In Leyland's experience, it's not something that the umpires are unwilling to do, anyway.

 "They want to get every play right. There’s no umpire that wants to get plays wrong. That’s what the replay process is for. Why wouldn’t you take advantage of it?" he said. "If I was an umpire I’d be, ‘Well, I don’t want to miss this thing, if it was a home run. I want to make sure I got it.’ I think it’s common sense to take a peek at it."

That doesn't mean that Leyland wants a TON of replays, but he's always been an advocate of extending it beyond just home run calls.

"I do. I do. That's one of my big bugaboos. I do, but I want to see very little. I've made this point 1,000 times. It does not make sense to me in a 10-1 game to go out and look at a home run and say, yes, it's a home run that makes it 11-1. And in the seventh game of the World Series a line drive that's hit down the left-field line that's clearly that much fair and they call it foul but they don't look at it. That doesn't make sense to me," he said.
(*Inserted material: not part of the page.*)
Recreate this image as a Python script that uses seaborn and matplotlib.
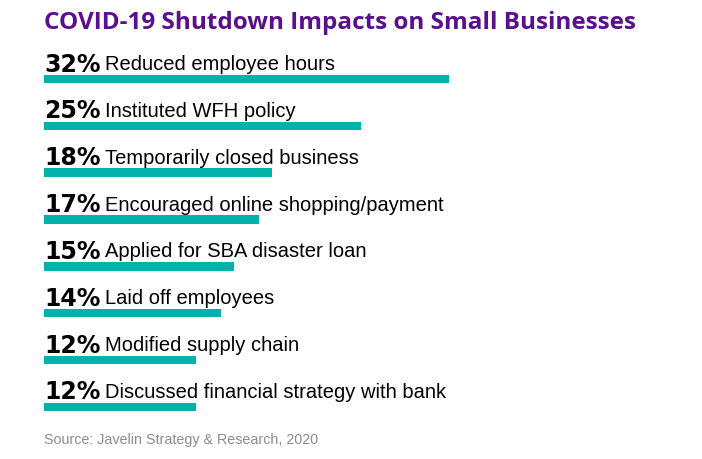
import matplotlib
matplotlib.use("Agg")
import matplotlib.pyplot as plt
import seaborn as sns
import pandas as pd

# chart data
labels = ["Reduced employee hours", "Instituted WFH policy", "Temporarily closed business",
          "Encouraged online shopping/payment", "Applied for SBA disaster loan",
          "Laid off employees", "Modified supply chain", "Discussed financial strategy with bank"]
values = [32, 25, 18, 17, 15, 14, 12, 12]

df = pd.DataFrame({"label": labels, "value": values})

fig = plt.figure(figsize=(7.02, 4.6), dpi=100)
ax = fig.add_axes([44 / 702, 1 - 436 / 460, 658 / 702, (436 - 37.8) / 460])

sns.barplot(data=df, x="value", y="label", orient="h", color="#00B2A9",
            width=0.18, saturation=1, ax=ax)
ax.set_xlim(0, 658 / 12.66)
ax.set_ylim(7.6, -0.9)
ax.axis("off")

for i, (lab, v) in enumerate(zip(labels, values)):
    ax.text(0, i - 0.33, f"{v}%", fontsize=17, fontweight="bold", family="DejaVu Sans",
            va="center", ha="left", color="black")
    ax.text(4.8, i - 0.33, lab, fontsize=14.5, family="Liberation Sans",
            va="center", ha="left", color="black")

fig.text(44 / 702, 1 - 23 / 460, "COVID-19 Shutdown Impacts on Small Businesses",
         fontsize=17.5, fontweight="bold", family="Open Sans", color="#5B0F8E",
         va="center", ha="left")
fig.text(44 / 702, 1 - 440 / 460, "Source: Javelin Strategy & Research, 2020",
         fontsize=10.3, family="Liberation Sans", color="#8C8C8C", va="center", ha="left")

fig.savefig("out.png", dpi=100)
"I don't want to make it a circus either. But in defense of them, you can't do it like over the bag necessarily because the guy might catch the ball and not throw it and then they go look at a replay and say it was fair, well, the guy called it foul so the guy didn't throw it. But I think at least maybe a line drive that reaches outfield grass, at least. You know, it happened with the Twins and the Yankees a few of years ago in the playoffs. The guy was clearly fair that much, the guy called it a foul ball, and that was a huge turnaround in that series, in that game. That doesn't make sense to me. They'll give a guy a home run if he hits it, but they won't give a guy a double with the bases loaded in a tie game in the World Series if he legitimately hit a double. That doesn't make sense."

How about managerial challenges?

"No. I'm not going to stand there with a flag up my (butt) to throw out there on the field. No. I'm not doing it. No. Buzz somebody. Do whatever you want," Leyland said. "But when I've got to throw a red flag, that means I throw the red flag to go home."